The sales tax rate varies by the state and local government in which the purchase is made. As of Dec. 2020, 45 states, the District of Columbia, and Puerto Rico require a sales tax on many goods and some services. According to our research, Alaska, Delaware, Guam, Montana, New Hampshire, and Oregon do not levy a statewide or territory sales tax (although they may selectively tax certain purchases like alcohol or hotel rooms). A sales tax, even when levied by a local municipality such as a city, is generally administered by the state.

While most states have a "general" sales tax that's used across all purchases, some items, such as tobacco, alcohol, and motor fuels, have a unique "selective" tax rate that also varies by state.

What Are Sales Taxes?

A sales tax is an involuntary fee imposed by the government on the sale of goods and services, calculated as a percentage of the price of a purchase.

For instance, if you were to buy a $15 T-shirt in Pitt County, N.C., you might expect to pay an additional $0.71, as the state's sales tax rate is 4.75% (0.0475 x 15 = 0.71).

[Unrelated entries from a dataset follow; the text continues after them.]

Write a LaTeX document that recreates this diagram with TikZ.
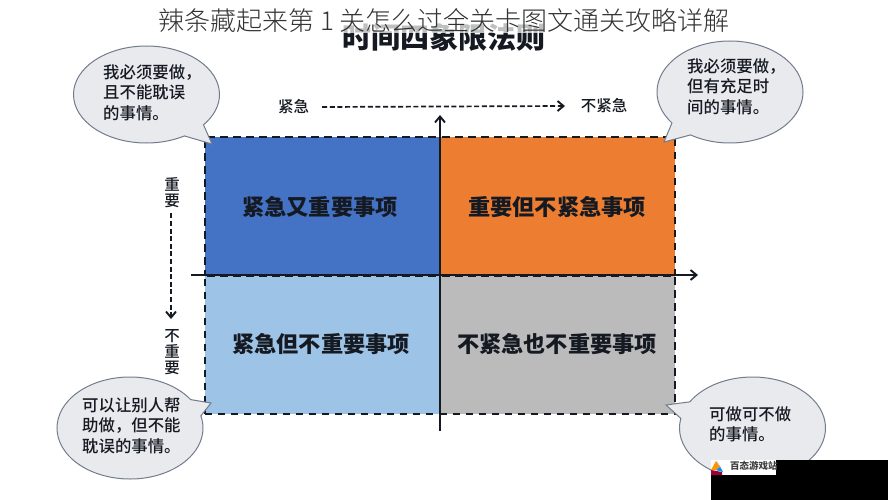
\documentclass[tikz,border=0pt]{standalone}
\usepackage{fontspec}
\setmainfont{Noto Sans CJK SC}
\newfontfamily\cjklight{Noto Sans CJK SC Light}
\newfontfamily\cjkmed{Noto Sans CJK SC Medium}
\usetikzlibrary{shapes.callouts,arrows.meta}
\definecolor{qblue}{HTML}{4472C4}
\definecolor{qorange}{HTML}{ED7D31}
\definecolor{qlight}{HTML}{9DC3E6}
\definecolor{qgray}{HTML}{BBBBBB}
\definecolor{bubblefill}{HTML}{E9EAEE}
\definecolor{bubbleline}{HTML}{737C8C}
\definecolor{ink}{HTML}{151A22}
\tikzset{
  x=1pt,y=-1pt,
  quad/.style={draw=ink,line width=2pt,dash pattern=on 7.5pt off 5.5pt,minimum width=235pt,minimum height=138pt,inner sep=0pt,outer sep=0pt,anchor=north west},
  quadtext/.style={inner sep=0pt,text=ink,font=\fontsize{22.2pt}{24pt}\selectfont\bfseries},
  bubble/.style={ellipse callout,draw=bubbleline,fill=bubblefill,line width=1pt,minimum width=146pt,inner sep=0pt,outer sep=0pt,callout pointer arc=20},
  bubtext/.style={anchor=north west,inner sep=0pt,align=left,text=ink,font=\cjkmed\fontsize{16.4pt}{20.5pt}\selectfont},
  axislabel/.style={inner sep=0pt,text=ink,font=\cjkmed\fontsize{15.5pt}{15.5pt}\selectfont,align=center},
  axisline/.style={line width=1.7pt,draw=ink,-{Straight Barb[length=6pt,width=10pt,line width=1.9pt]}},
  dashline/.style={axisline,dash pattern=on 5pt off 2.6pt},
}
\begin{document}
\begin{tikzpicture}
\useasboundingbox (0,0) rectangle (888,500);
\fill[white] (0,0) rectangle (888,500);
% faded underlying heading
\node[inner sep=0pt,text=ink,font=\fontsize{29pt}{30pt}\selectfont\bfseries] (oldtitle) at (444,37) {时间四象限法则};
\fill[white,opacity=0.72] (330,0) rectangle (560,33);
\node[inner sep=0pt,text=black!80,font=\cjklight\fontsize{26pt}{27pt}\selectfont] (title) at (444,21) {辣条藏起来第 1 关怎么过全关卡图文通关攻略详解};
% quadrants
\node[quad,fill=qblue] (q1) at (204.5,137) {};
\node[quad,fill=qorange] (q2) at (439.5,137) {};
\node[quad,fill=qlight] (q3) at (204.5,275.5) {};
\node[quad,fill=qgray] (q4) at (439.5,275.5) {};
\node[quadtext] (t1) at (320,207) {紧急又重要事项};
\node[quadtext] (t2) at (557,207) {重要但不紧急事项};
\node[quadtext] (t3) at (321,344) {紧急但不重要事项};
\node[quadtext] (t4) at (557,344) {不紧急也不重要事项};
% axes
\coordinate (xa) at (191,275);
\coordinate (xb) at (698,275);
\coordinate (ya) at (440,431);
\coordinate (yb) at (440,115);
\draw[axisline] (xa) -- (xb);
\draw[axisline] (ya) -- (yb);
% urgency and importance
\node[axislabel] (urgent) at (293.5,107) {紧急};
\node[axislabel] (noturgent) at (604,106) {不紧急};
\node[axislabel,text width=16pt,font=\cjkmed\fontsize{15.5pt}{16pt}\selectfont] (imp) at (172,193) {重\\要};
\node[axislabel,text width=16pt,font=\cjkmed\fontsize{15.5pt}{16pt}\selectfont] (notimp) at (172,352) {不\\重\\要};
\draw[dashline] (urgent.east) ++(13,0) coordinate (ua) -- (565,106);
\draw[dashline] (imp.south) ++(-1,5) coordinate (ia) -- (171,319);
% callouts
\node[bubble,minimum height=97pt,callout absolute pointer={(212,144)}] (b1) at (146.5,94.5) {};
\node[bubble,minimum height=102pt,callout absolute pointer={(664,142)}] (b2) at (730,92) {};
\node[bubble,minimum height=102pt,callout absolute pointer={(211,403)}] (b3) at (130,428) {};
\node[bubble,minimum height=102pt,callout absolute pointer={(666,405)}] (b4) at (752.5,428) {};
\node[bubtext] (bt1) at (103,64) {我必须要做，\\且不能耽误\\的事情。};
\node[bubtext] (bt2) at (687,58) {我必须要做，\\但有充足时\\间的事情。};
\node[bubtext] (bt3) at (82,397) {可以让别人帮\\助做，但不能\\耽误的事情。};
\node[bubtext] (bt4) at (709,406) {可做可不做\\的事情。};
% watermark
\fill[black] (711,475) rectangle (888,500);
\fill[black] (776,460) rectangle (888,475);
\node[fill=white,minimum width=65pt,minimum height=15pt,inner sep=0pt,outer sep=0pt,anchor=north west] (logobox) at (711,460) {};
\fill[orange!85!yellow] (711,470) -- (716,461) -- (720,467) -- (716,470) -- cycle;
\fill[blue!45!cyan] (717,461) -- (723,472) -- (716,470) -- (720,467) -- cycle;
\fill[purple!80!black] (711,470) -- (722,472) -- (722,475) -- (711,475) -- cycle;
\node[inner sep=0pt,anchor=west,text=black!75,font=\fontsize{9.5pt}{10pt}\selectfont\bfseries] (logotext) at (730,465.5) {百态游戏站};
\end{tikzpicture}
\end{document}
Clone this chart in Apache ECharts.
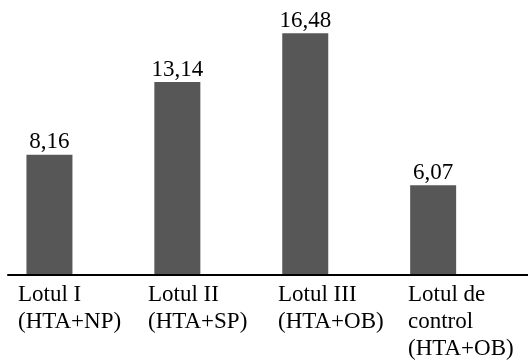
<!DOCTYPE html>
<html>
<head>
<meta charset="utf-8">
<script src="https://cdn.jsdelivr.net/npm/echarts@6/dist/echarts.min.js"></script>
<style>
  html, body { margin: 0; padding: 0; background: #ffffff; }
  #chart { width: 528px; height: 362px; }
</style>
</head>
<body>
<div id="chart"></div>
<script>
// Group names (multi-line) and the mean value for each group
const categories = [
  'Lotul I\n(HTA+NP)',
  'Lotul II\n(HTA+SP)',
  'Lotul III\n(HTA+OB)',
  'Lotul de\ncontrol\n(HTA+OB)'
];
const values = [8.16, 13.14, 16.48, 6.07];

const FONT = 'Liberation Serif';
const BAR_COLOR = '#575757';

const chart = echarts.init(document.getElementById('chart'), null, { renderer: 'canvas' });

chart.setOption({
  backgroundColor: '#ffffff',
  animation: false,
  grid: [
    // bars
    { left: -14.5, width: 511.6, top: 11, bottom: 88, outerBoundsMode: 'none', containLabel: false },
    // baseline and group names across the full width
    { left: 8, right: 0, top: 11, bottom: 87, outerBoundsMode: 'none', containLabel: false }
  ],
  xAxis: [
    {
      type: 'category',
      gridIndex: 0,
      data: categories,
      axisLine: { show: false },
      axisTick: { show: false },
      axisLabel: { show: false }
    },
    {
      type: 'category',
      gridIndex: 1,
      data: categories,
      axisLine: { show: true, lineStyle: { color: '#000000', width: 2 } },
      axisTick: { show: false },
      axisLabel: {
        show: true,
        interval: 0,
        align: 'left',
        verticalAlign: 'top',
        margin: 6,
        padding: [0, 0, 0, -55],
        color: '#000000',
        fontFamily: FONT,
        fontSize: 23,
        lineHeight: 27
      }
    }
  ],
  yAxis: [
    { type: 'value', gridIndex: 0, min: 0, max: 18, show: false },
    { type: 'value', gridIndex: 1, min: 0, max: 18, show: false }
  ],
  series: [
    {
      type: 'bar',
      xAxisIndex: 0,
      yAxisIndex: 0,
      data: values,
      barWidth: 46,
      itemStyle: { color: BAR_COLOR },
      label: {
        show: true,
        position: 'top',
        distance: 1,
        color: '#000000',
        fontFamily: FONT,
        fontSize: 23,
        formatter: p => p.value.toFixed(2).replace('.', ',')
      }
    }
  ]
});
</script>
</body>
</html>
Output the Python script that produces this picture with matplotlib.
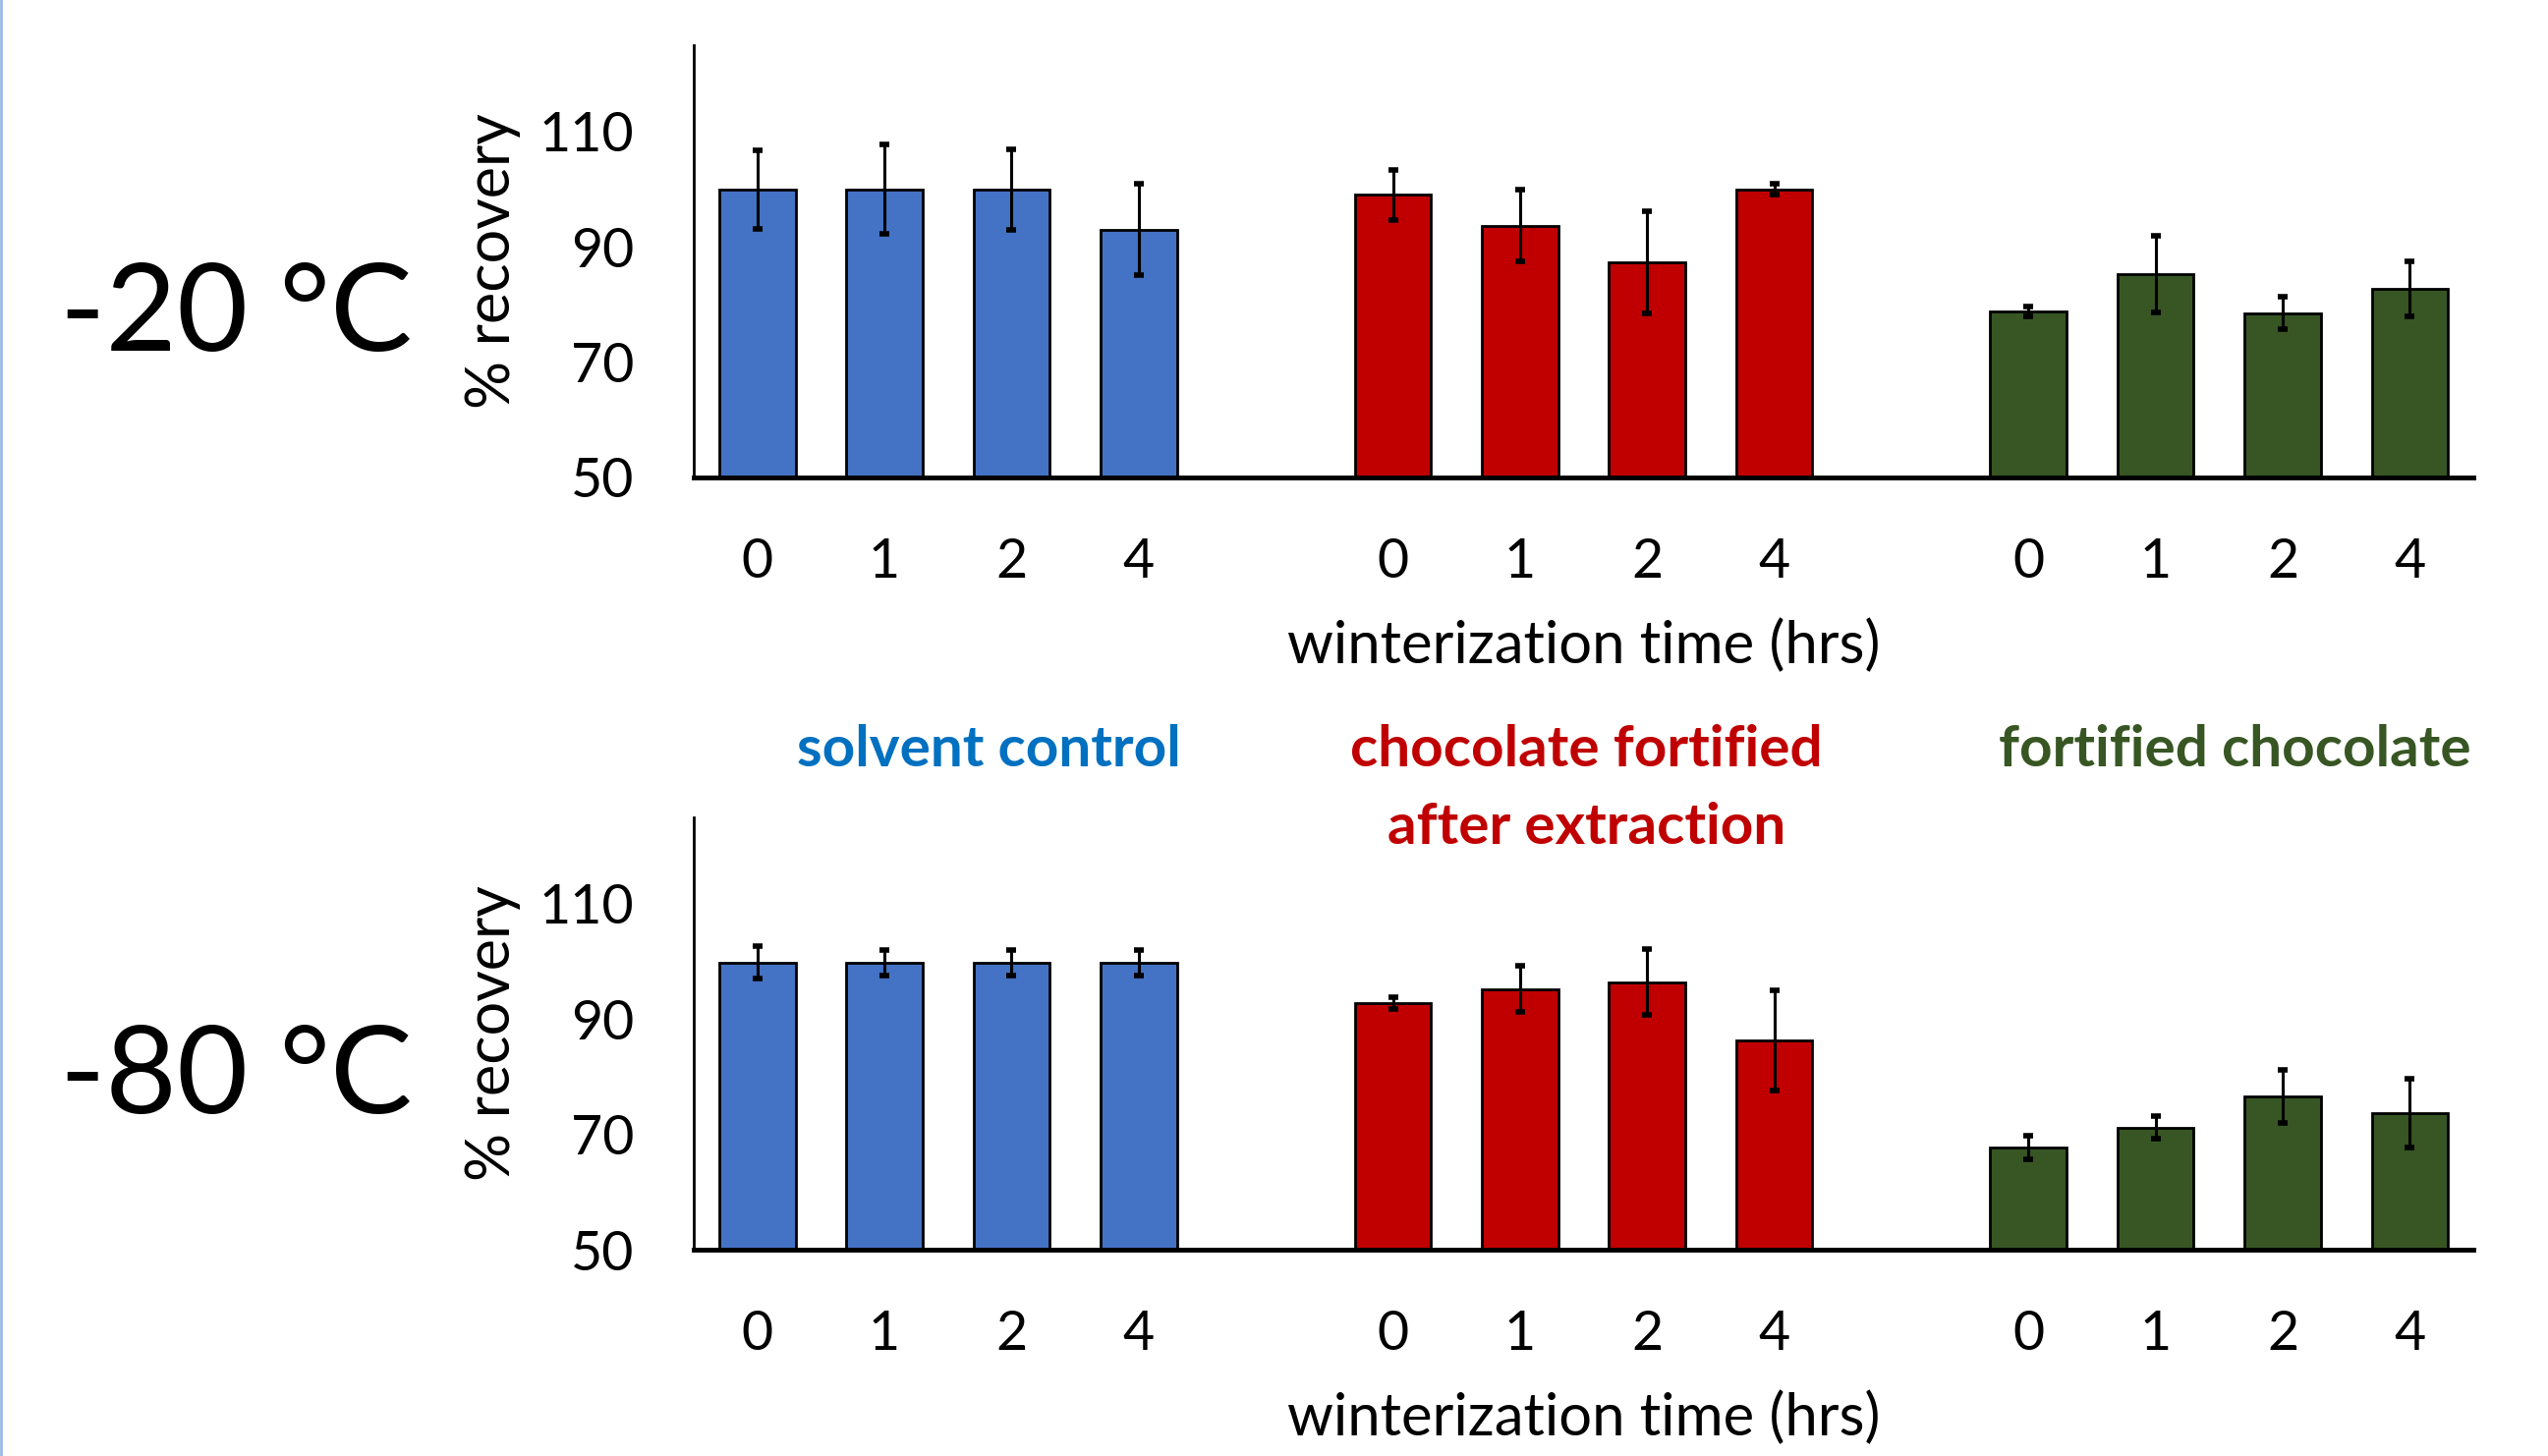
import matplotlib.pyplot as plt
import numpy as np

plt.rcParams['font.family'] = ['Lato', 'DejaVu Sans']

# data
hours = ["0", "1", "2", "4"]
groups = ["solvent control", "chocolate fortified\nafter extraction", "fortified chocolate"]
bar_colors = ["#4472C4", "#C00000", "#375623"]
label_colors = ["#0070C0", "#C00000", "#375623"]

# -20 C
m20_solvent = [100.0, 100.0, 100.0, 93.0]
m20_solvent_err = [6.8, 7.7, 7.0, 7.9]
m20_post = [99.0, 93.7, 87.3, 100.0]
m20_post_err = [4.3, 6.2, 8.8, 0.9]
m20_fort = [78.8, 85.3, 78.5, 82.7]
m20_fort_err = [0.9, 6.7, 2.8, 4.8]

# -80 C
m80_solvent = [99.8, 99.8, 99.8, 99.8]
m80_solvent_err = [2.8, 2.2, 2.2, 2.2]
m80_post = [92.8, 95.2, 96.4, 86.3]
m80_post_err = [1.0, 4.0, 5.7, 8.7]
m80_fort = [67.7, 71.2, 76.6, 73.7]
m80_fort_err = [2.1, 2.0, 4.6, 5.9]

panels = [
    ("-20 °C", [m20_solvent, m20_post, m20_fort], [m20_solvent_err, m20_post_err, m20_fort_err]),
    ("-80 °C", [m80_solvent, m80_post, m80_fort], [m80_solvent_err, m80_post_err, m80_fort_err]),
]

fig = plt.figure(figsize=(25.93, 14.82), dpi=100)
axes_boxes = [[0.2723, 0.6721, 0.6984, 0.2969], [0.2723, 0.1417, 0.6984, 0.2969]]
temp_y = [0.783, 0.259]

for (temp, vals, errs), box, ty in zip(panels, axes_boxes, temp_y):
    ax = fig.add_axes(box)
    ticks = []
    for g in range(3):
        x = np.arange(4) + g * 5
        ticks.extend(x)
        ax.bar(x, vals[g], width=0.6, color=bar_colors[g],
               edgecolor="black", linewidth=2, zorder=2)
        ax.errorbar(x, vals[g], yerr=errs[g], fmt="none", ecolor="black",
                    elinewidth=2.2, capsize=3.5, capthick=4, zorder=3)
    ax.set_xlim(-0.5, 13.5)
    ax.set_ylim(50, 125)
    ax.set_yticks([50, 70, 90, 110])
    ax.set_xticks(ticks)
    ax.set_xticklabels(hours * 3)
    ax.tick_params(axis="both", length=0, labelsize=40)
    ax.tick_params(axis="y", pad=44)
    ax.tick_params(axis="x", pad=44)
    for s in ["top", "right"]:
        ax.spines[s].set_visible(False)
    ax.spines["left"].set_linewidth(2)
    ax.spines["bottom"].set_linewidth(3.5)
    ax.set_ylabel("% recovery", fontsize=44)
    ax.yaxis.set_label_coords(-0.097, 0.5)
    ax.set_xlabel("winterization time (hrs)", fontsize=43, va="center")
    ax.xaxis.set_label_coords(0.5, -0.39)
    fig.text(0.0925, ty, temp, fontsize=90, ha="center", va="center")

# group labels between the panels
group_x = [0.388, 0.6225, 0.877]
line_y = [0.4845, 0.4315]
for name, col, gx in zip(groups, label_colors, group_x):
    for k, line in enumerate(name.split("\n")):
        fig.text(gx, line_y[k], line, color=col, fontsize=42, fontweight="bold",
                 ha="center", va="center")

# thin blue line at left edge
fig.add_artist(plt.Line2D([0.0004, 0.0004], [0, 1], color="#9DB9E8", linewidth=2,
                          transform=fig.transFigure))

fig.savefig("out.png", dpi=100)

However, a state's sales tax rate only accounts for a portion of the full amount levied against a purchase, which can also include a county rate, a city rate, or an excise rate. Some locations even levy a "sin" rate on items such as cigarettes or gambling. Pitt County, in particular, levies a sales tax plus a use tax rate of 2.25%. That means the T-shirt will actually cost you an extra $1.05 above list price (0.07 x 15 = 1.05).

Sales taxes are levied at the point of sale, after which they are passed on to the government by the collecting retailer. In most cases, sales taxes are only paid by the consumer. That's because the various manufacturers who create the products possess a resale certificate from the government. This ensures that they aren't considered an end-user.

Sales Taxes and You

When creating a monthly budget, take into account the full price of goods and/or services, including the sales tax. Additionally, if you buy something online, you are not excluded from owing sales tax. But you might be able to get around this--it depends on your local laws and whether or not the business has nexus (i.e., a physical presence) in a nearby location. Since 2018, most states have enacted laws requiring online retailers making sales to their residents to collect sales tax regardless of their address.

Also, should you purchase something while traveling, the ultimate price you pay will probably differ from what you might expect at home. However, when making a significantly large purchase in a different jurisdiction (on the assumption that the item in question will be used when you are back home), you may have to pay your state's use tax, which is typically set at the same rate as local sales taxes.

Although regularly ignored by many consumers, those who purchase goods outside their states of residence but use the goods in their residence states, generally are subject to their jurisdictions' use taxes and are legally obligated to pay such taxes directly.